The day range on Brent is US$72.41 to US$75.35. The range on West Texas Intermediate is US$69.20 to US$72.16. Brent fell by more than US$9 a barrel on Friday while WTI ended down more than US$10. Both were up roughly 5 per cent in the predawn period.
“I can’t help but feel that Friday’s lows were probably the bargain of the year if you were an oil buyer, speculative or physical,” OANDA’s Jeffery Halley said.
He said current events further muddy the picture for OPEC+ members, who meet late in the week. The group has resisted calls to increase production to head off high energy prices.
“OPEC+ has also repeatedly noted that a resurgent virus is one reason why they have been cautious about lifting production,” Mr. Halley said.
“Taken with increasing U.S. production, SPR [strategic petroleum reserve] releases, and now a potential Omicron roadblock to the global recovery, OPEC+ probably has all the excuses it needs to hit the pause button on increasing production in December and awaiting further virus clarity,” he said.
In other commodities, gold prices edged higher on Monday as concerns over the impact of the Omicron coronavirus variant offset a stronger U.S. dollar.

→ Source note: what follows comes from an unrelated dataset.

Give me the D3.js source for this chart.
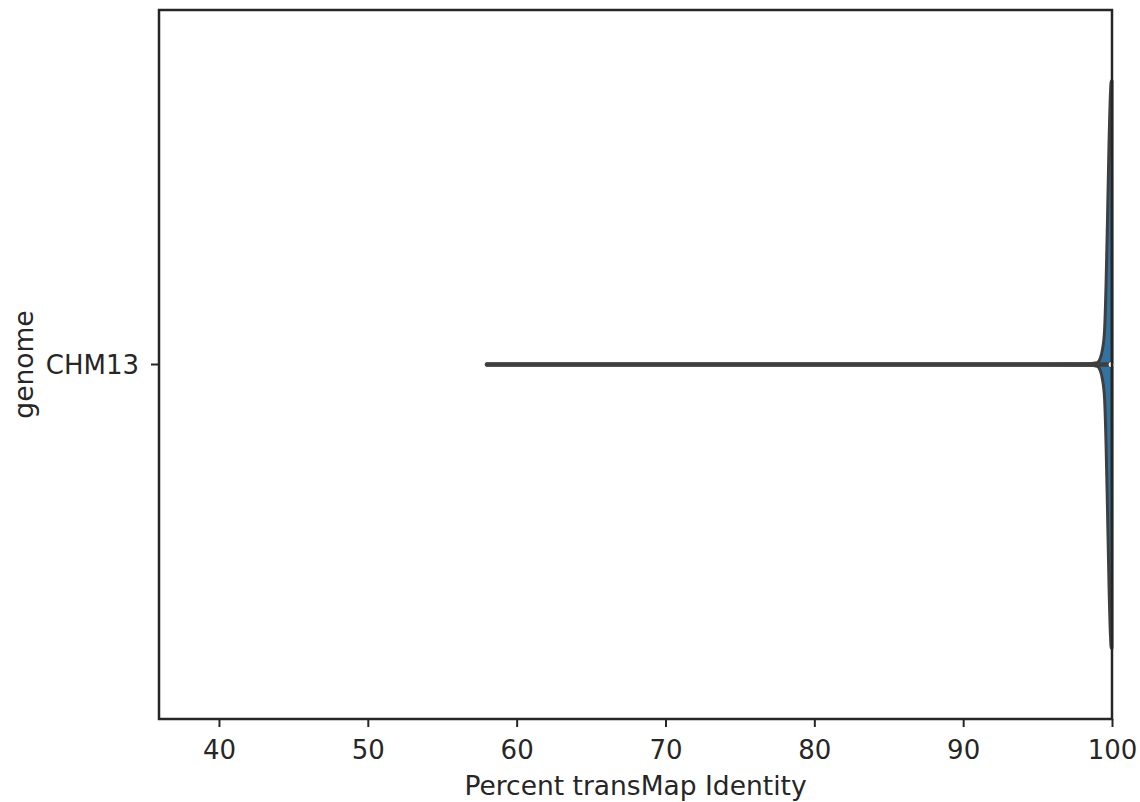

Spot gold rose 0.2 per cent to US$1,794.87 per ounce early Monday, while U.S. gold futures advanced 0.5per cent to US$1,794.20.
The Canadian dollar was firmer alongside rebounding crude prices and improved global risk sentiment while the U.S. dollar edged up against world counterparts.
The day range on the loonie is 78.34 US cents to 78.62 US cents.
“The Canadian dollar strengthened through the Asian session amid the less pessimistic mood in markets but has traded in a narrow range since yesterday evening around the mid-figure mark,” Shaun Osborne, chief FX strategist with Scotiabank, said.
“Ontario has confirmed two omicron cases in Ottawa in persons who recently traveled to Nigeria, but Canada remains in relatively good standing to resist the spread of the more contagious variant with a high share of vaccinated adults (86% two doses, 89% one or more).”
There were no major Canadian economic releases due on Monday.
The U.S. dollar index, which had its biggest one-day drop since May on Friday, edged back higher and by early Monday was up 0.1 per cent on the day at 96.326, according to figures from Reuters.
While the greenback normally benefits as safe-haven currency, it lost altitude on Friday as investors speculated that the potential spread of a new variant could force the Federal Reserve to delay tightening policy.
The euro, which rose versus the U.S. dollar on Friday, was down around 0.4 per cent at US$1.12665.
Japan’s yen steadied and was up around 0.2 per cent on the day versus the U.S. dollar at 113.33 in early trading.
More company news
Vermilion Energy Inc. says it has signed a deal to increase its stake in the Corrib natural gas project off the coast of Ireland. Under an agreement with Equinor ASA, the Calgary-based company says it will pay $556 million for Equinor Energy Ireland Ltd., which owns a 36.5 per cent stake in Corrib. Vermilion says its operated interest in Corrib will increase to 56.5 per cent with the deal.
Walmart Inc said that Brett Biggs would step down from his role as the retailer’s chief financial officer next year.
(8:30 a.m. ET) Canada’s industrial product and raw materials price indexes for October.
(10 a.m. ET) U.S. pending home sales for October.
(2 p.m. ET) Bank of Canada Governor Tiff Macklem makes opening remarks at the 2021 Symposium on Indigenous Economies (videoconference).
(3:05 p.m. ET) U.S. Fed Chair Jerome Powell makes opening remarks at New York Fed Innovation Event.